Any kid from her comprehensive school knew how to steal a car. It was the talk in the canteen at lunch, and in the grounds in midmorning break, and on the bus going home. She had listened in disgust, years before, as boys, girls, had talked through the theory of how to do it, and she had remembered what she had heard. She was a thief, had broken the rule of the Faith as it had been taught her, and she did not care. In the parking area beside the small railway station where the London commuters left their cars for the day, she had felt a raw excitement and it had been so easy. The hairpin into the lock of the blue Fiat 127 because all the kids always said that the small Fiat was the simplest to take and the stripping of the covering, the marrying up of the ignition wires. She was a thief; a few seconds' work with a hairpin and she was no longer the virtuous Farida Yasmin who could recite the Pillars of the Faith, pages of the Koran, and had once been the favoured pupil of Sheik Amir Muhammad. She had not felt shame, only excitement.

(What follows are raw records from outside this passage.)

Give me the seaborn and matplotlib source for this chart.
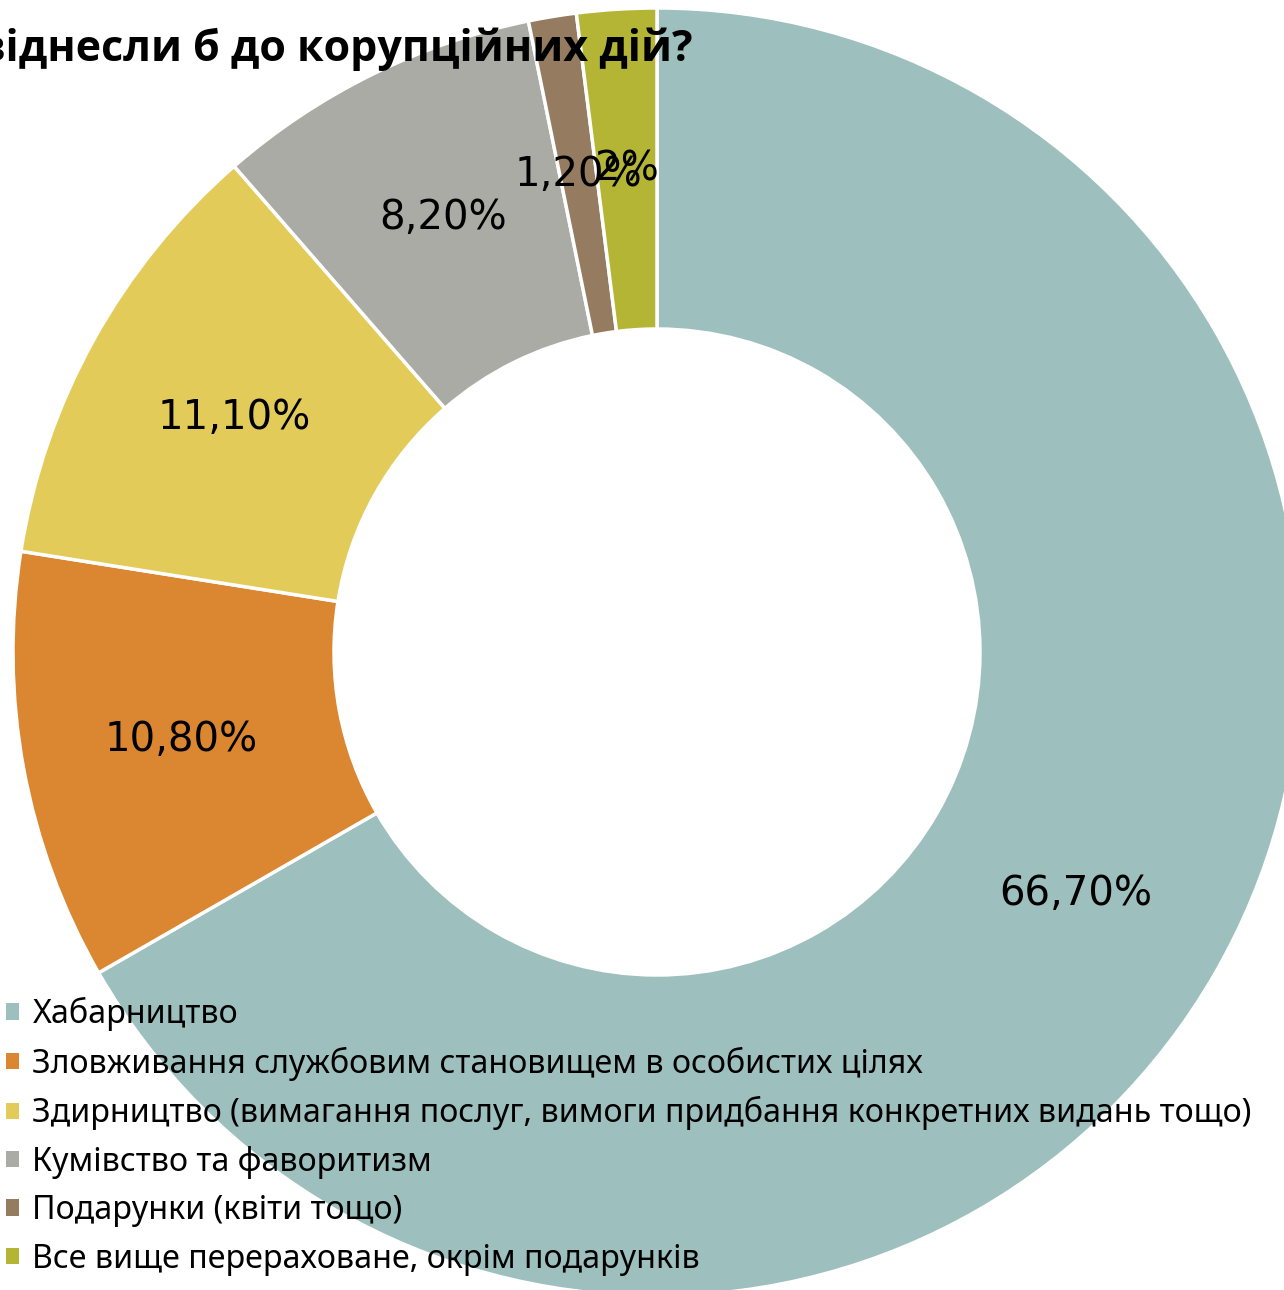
import matplotlib
matplotlib.use("Agg")
import matplotlib.pyplot as plt
import seaborn as sns
import numpy as np
from matplotlib.patches import Patch

categories = [
    "Хабарництво",
    "Зловживання службовим становищем в особистих цілях",
    "Здирництво (вимагання послуг, вимоги придбання конкретних видань тощо)",
    "Кумівство та фаворитизм",
    "Подарунки (квіти тощо)",
    "Все вище перераховане, окрім подарунків",
]
values = [66.7, 10.8, 11.1, 8.2, 1.2, 2.0]
value_labels = ["66,70%", "10,80%", "11,10%", "8,20%", "1,20%", "2%"]
colors = ["#9DBFBE", "#DB8630", "#E3CB5A", "#ABABA5", "#957B60", "#B5B535"]
title = "віднесли б до корупційних дій?"

sns.set_theme(style="white")
plt.rcParams["font.family"] = ["DejaVu Sans"]
plt.rcParams["text.color"] = "black"

W, H = 1284, 1290
fig = plt.figure(figsize=(W / 100, H / 100), dpi=100)
ax = fig.add_axes([0, 0, 1, 1])

cx, cy, R = 657, H - 652, 644
width = 321
wedges, _ = ax.pie(
    values, colors=colors, startangle=90, counterclock=False,
    radius=R, center=(cx, cy),
    wedgeprops=dict(width=width, edgecolor="white", linewidth=2.5),
)
ax.set_xlim(0, W)
ax.set_ylim(0, H)
ax.set_aspect("auto")
ax.axis("off")

rl = R - width / 2
for w, lab in zip(wedges, value_labels):
    th = np.deg2rad((w.theta1 + w.theta2) / 2)
    ax.text(cx + rl * np.cos(th), cy + rl * np.sin(th), lab,
            ha="center", va="center", fontsize=29, color="black",
            family=["DejaVu Sans"])

fig.text(693 / W, 1 - 61 / H, title, ha="right", va="baseline", color="black",
         fontsize=31, fontweight="bold", family=["Open Sans", "DejaVu Sans"])

handles = [Patch(facecolor=c, edgecolor="none") for c in colors]
fig.legend(handles, categories, loc="upper left",
           bbox_to_anchor=(6 / W, 1 - 997 / H), frameon=False,
           prop=dict(family=["Noto Sans", "DejaVu Sans"], size=23.2),
           labelcolor="black",
           handlelength=0.4, handleheight=0.4, handletextpad=0.42,
           labelspacing=0.48, borderpad=0, borderaxespad=0)

fig.savefig("out.png", dpi=100)
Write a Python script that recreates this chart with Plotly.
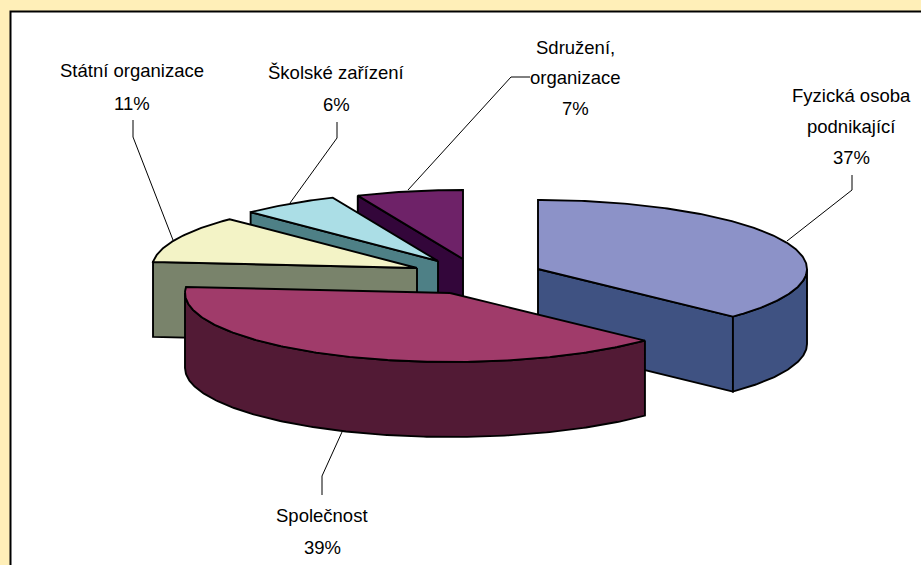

She watched him, watched his fingers on the bird, watched the rifle lying half out of the sausage bag on the far side of him, and the excitement was a toxin in her bloodstream. It was now a part of her. She recognized that it had nothing to do with the Islamic faith to which she had dutifully converted.
For all her teenage and adult life, Gladys Eva Jones had craved to be noticed, to be valued. He had listened thoughtfully when she'd told him that the police had been to her workplace, and had nodded his quiet appreciation when she had described the theft of the car. She sat and watched him, the bird and the gun. She knew what he planned to do that night, had even seen the man he would kill and could remember each feature of that man's face. The excitement the knowledge engendered in her was a liberation. At last, Gladys Eva Jones was a person of importance. The sensation was as fresh as morning frost to her, compared to the dull tedium of her parents' home, and the shunned, shut-out existence at the university. Her hand hovered over the hair at the back of his head. She thought of the empty boredom of Theft Section at the insurance company, and she stroked the hair on his head with the same gentleness as he caressed the feathers of the bird.